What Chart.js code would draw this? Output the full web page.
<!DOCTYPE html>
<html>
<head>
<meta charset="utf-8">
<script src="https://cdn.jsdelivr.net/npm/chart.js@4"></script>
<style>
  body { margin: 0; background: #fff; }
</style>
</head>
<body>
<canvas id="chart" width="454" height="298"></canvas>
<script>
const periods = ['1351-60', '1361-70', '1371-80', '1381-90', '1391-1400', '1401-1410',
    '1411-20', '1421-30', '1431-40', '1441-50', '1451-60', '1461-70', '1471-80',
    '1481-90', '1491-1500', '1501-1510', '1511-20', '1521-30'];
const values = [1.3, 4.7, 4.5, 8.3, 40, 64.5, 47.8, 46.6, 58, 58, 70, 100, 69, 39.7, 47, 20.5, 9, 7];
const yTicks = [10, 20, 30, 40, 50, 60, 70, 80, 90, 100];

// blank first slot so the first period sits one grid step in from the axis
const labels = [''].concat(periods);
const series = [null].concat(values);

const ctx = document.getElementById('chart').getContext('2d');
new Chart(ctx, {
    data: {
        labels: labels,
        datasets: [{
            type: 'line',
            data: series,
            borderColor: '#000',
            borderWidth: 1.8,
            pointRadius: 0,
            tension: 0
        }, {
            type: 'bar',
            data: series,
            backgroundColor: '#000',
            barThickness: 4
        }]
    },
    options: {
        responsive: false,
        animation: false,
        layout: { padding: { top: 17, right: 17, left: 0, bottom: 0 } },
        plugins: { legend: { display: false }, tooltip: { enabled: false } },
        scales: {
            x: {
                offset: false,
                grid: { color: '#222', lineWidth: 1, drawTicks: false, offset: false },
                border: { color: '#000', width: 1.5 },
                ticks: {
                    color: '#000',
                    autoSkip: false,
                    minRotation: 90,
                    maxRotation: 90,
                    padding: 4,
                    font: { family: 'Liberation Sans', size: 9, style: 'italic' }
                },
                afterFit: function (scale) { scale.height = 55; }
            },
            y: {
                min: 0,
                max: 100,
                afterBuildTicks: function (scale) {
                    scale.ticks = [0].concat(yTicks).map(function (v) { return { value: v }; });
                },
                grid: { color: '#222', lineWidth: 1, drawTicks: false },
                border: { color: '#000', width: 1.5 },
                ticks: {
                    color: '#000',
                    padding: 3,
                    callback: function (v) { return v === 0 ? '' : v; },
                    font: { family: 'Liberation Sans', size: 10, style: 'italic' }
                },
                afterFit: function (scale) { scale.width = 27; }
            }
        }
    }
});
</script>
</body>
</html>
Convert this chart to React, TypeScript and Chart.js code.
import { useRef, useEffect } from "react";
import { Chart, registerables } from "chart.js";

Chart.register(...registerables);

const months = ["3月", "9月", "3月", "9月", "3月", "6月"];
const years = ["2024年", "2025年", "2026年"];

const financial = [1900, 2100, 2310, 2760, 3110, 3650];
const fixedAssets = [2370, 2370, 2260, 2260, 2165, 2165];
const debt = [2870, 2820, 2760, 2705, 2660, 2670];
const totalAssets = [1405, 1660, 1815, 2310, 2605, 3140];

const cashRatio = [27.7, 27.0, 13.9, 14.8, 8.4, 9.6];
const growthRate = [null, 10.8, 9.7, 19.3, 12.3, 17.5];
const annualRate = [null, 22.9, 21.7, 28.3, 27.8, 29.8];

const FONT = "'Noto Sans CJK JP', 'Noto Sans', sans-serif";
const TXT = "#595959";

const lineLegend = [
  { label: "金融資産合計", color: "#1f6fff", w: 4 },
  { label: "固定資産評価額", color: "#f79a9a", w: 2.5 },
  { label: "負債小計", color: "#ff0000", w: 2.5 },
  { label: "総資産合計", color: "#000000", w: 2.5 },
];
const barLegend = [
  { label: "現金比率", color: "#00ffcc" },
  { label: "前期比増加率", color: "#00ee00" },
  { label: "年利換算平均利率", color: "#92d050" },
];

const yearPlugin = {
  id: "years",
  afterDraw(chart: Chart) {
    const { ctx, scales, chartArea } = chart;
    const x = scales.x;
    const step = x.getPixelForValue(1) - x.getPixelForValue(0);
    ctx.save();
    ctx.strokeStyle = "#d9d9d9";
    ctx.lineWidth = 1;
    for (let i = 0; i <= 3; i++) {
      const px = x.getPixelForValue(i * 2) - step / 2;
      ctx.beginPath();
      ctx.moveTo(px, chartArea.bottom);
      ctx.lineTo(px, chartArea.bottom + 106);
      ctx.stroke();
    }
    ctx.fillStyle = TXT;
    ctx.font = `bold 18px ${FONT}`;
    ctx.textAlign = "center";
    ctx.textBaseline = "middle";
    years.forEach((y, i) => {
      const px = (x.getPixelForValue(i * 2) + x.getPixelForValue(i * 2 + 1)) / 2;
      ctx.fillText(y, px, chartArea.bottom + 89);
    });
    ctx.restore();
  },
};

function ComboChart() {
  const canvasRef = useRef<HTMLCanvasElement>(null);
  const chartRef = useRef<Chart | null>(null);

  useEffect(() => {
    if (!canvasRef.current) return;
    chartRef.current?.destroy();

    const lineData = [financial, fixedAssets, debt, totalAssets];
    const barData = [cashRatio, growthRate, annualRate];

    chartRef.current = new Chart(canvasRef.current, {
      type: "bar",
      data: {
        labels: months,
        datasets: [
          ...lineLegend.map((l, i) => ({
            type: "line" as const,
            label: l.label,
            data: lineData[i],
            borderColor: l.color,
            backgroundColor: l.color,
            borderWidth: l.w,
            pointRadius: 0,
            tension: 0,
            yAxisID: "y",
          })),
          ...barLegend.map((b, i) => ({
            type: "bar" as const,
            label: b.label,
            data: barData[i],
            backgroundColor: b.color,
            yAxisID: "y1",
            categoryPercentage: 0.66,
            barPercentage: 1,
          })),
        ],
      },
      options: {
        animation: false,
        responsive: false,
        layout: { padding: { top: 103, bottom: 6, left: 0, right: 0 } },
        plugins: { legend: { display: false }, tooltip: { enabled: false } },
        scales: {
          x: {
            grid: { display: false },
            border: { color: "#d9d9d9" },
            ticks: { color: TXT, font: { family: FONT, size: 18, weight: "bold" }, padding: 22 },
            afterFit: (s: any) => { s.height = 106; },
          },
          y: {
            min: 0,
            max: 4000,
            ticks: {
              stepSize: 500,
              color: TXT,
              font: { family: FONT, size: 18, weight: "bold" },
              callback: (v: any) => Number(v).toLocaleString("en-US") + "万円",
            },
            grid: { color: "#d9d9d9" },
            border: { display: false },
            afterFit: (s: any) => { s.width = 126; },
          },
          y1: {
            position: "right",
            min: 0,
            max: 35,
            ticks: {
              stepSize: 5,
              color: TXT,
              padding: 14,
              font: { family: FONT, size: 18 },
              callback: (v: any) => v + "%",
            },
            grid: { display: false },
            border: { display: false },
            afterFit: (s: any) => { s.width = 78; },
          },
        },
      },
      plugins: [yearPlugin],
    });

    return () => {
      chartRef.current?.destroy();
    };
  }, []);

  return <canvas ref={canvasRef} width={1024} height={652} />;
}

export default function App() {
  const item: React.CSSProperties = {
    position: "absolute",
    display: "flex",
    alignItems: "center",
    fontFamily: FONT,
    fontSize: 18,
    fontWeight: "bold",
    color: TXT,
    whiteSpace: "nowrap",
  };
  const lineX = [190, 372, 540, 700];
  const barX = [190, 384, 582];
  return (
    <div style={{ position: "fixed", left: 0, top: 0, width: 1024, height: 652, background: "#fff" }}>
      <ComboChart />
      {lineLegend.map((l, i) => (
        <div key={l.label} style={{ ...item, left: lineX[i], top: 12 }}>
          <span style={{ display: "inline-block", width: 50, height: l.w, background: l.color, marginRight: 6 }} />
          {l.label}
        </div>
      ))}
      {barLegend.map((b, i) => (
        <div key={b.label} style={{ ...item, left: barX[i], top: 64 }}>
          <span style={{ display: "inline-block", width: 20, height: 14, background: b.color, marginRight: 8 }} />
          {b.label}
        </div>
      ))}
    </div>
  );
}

•••

Return, please, the lines of the data from the first through the line containing "const series = [null].concat(values);", both kept, exactly as they stand and nothing more.

• **Final result**
What Chart.js code would draw this? Output the full web page.
<!DOCTYPE html>
<html>
<head>
<meta charset="utf-8">
<script src="https://cdn.jsdelivr.net/npm/chart.js@4"></script>
<style>
  body { margin: 0; background: #fff; }
</style>
</head>
<body>
<canvas id="chart" width="454" height="298"></canvas>
<script>
const periods = ['1351-60', '1361-70', '1371-80', '1381-90', '1391-1400', '1401-1410',
    '1411-20', '1421-30', '1431-40', '1441-50', '1451-60', '1461-70', '1471-80',
    '1481-90', '1491-1500', '1501-1510', '1511-20', '1521-30'];
const values = [1.3, 4.7, 4.5, 8.3, 40, 64.5, 47.8, 46.6, 58, 58, 70, 100, 69, 39.7, 47, 20.5, 9, 7];
const yTicks = [10, 20, 30, 40, 50, 60, 70, 80, 90, 100];

// blank first slot so the first period sits one grid step in from the axis
const labels = [''].concat(periods);
const series = [null].concat(values);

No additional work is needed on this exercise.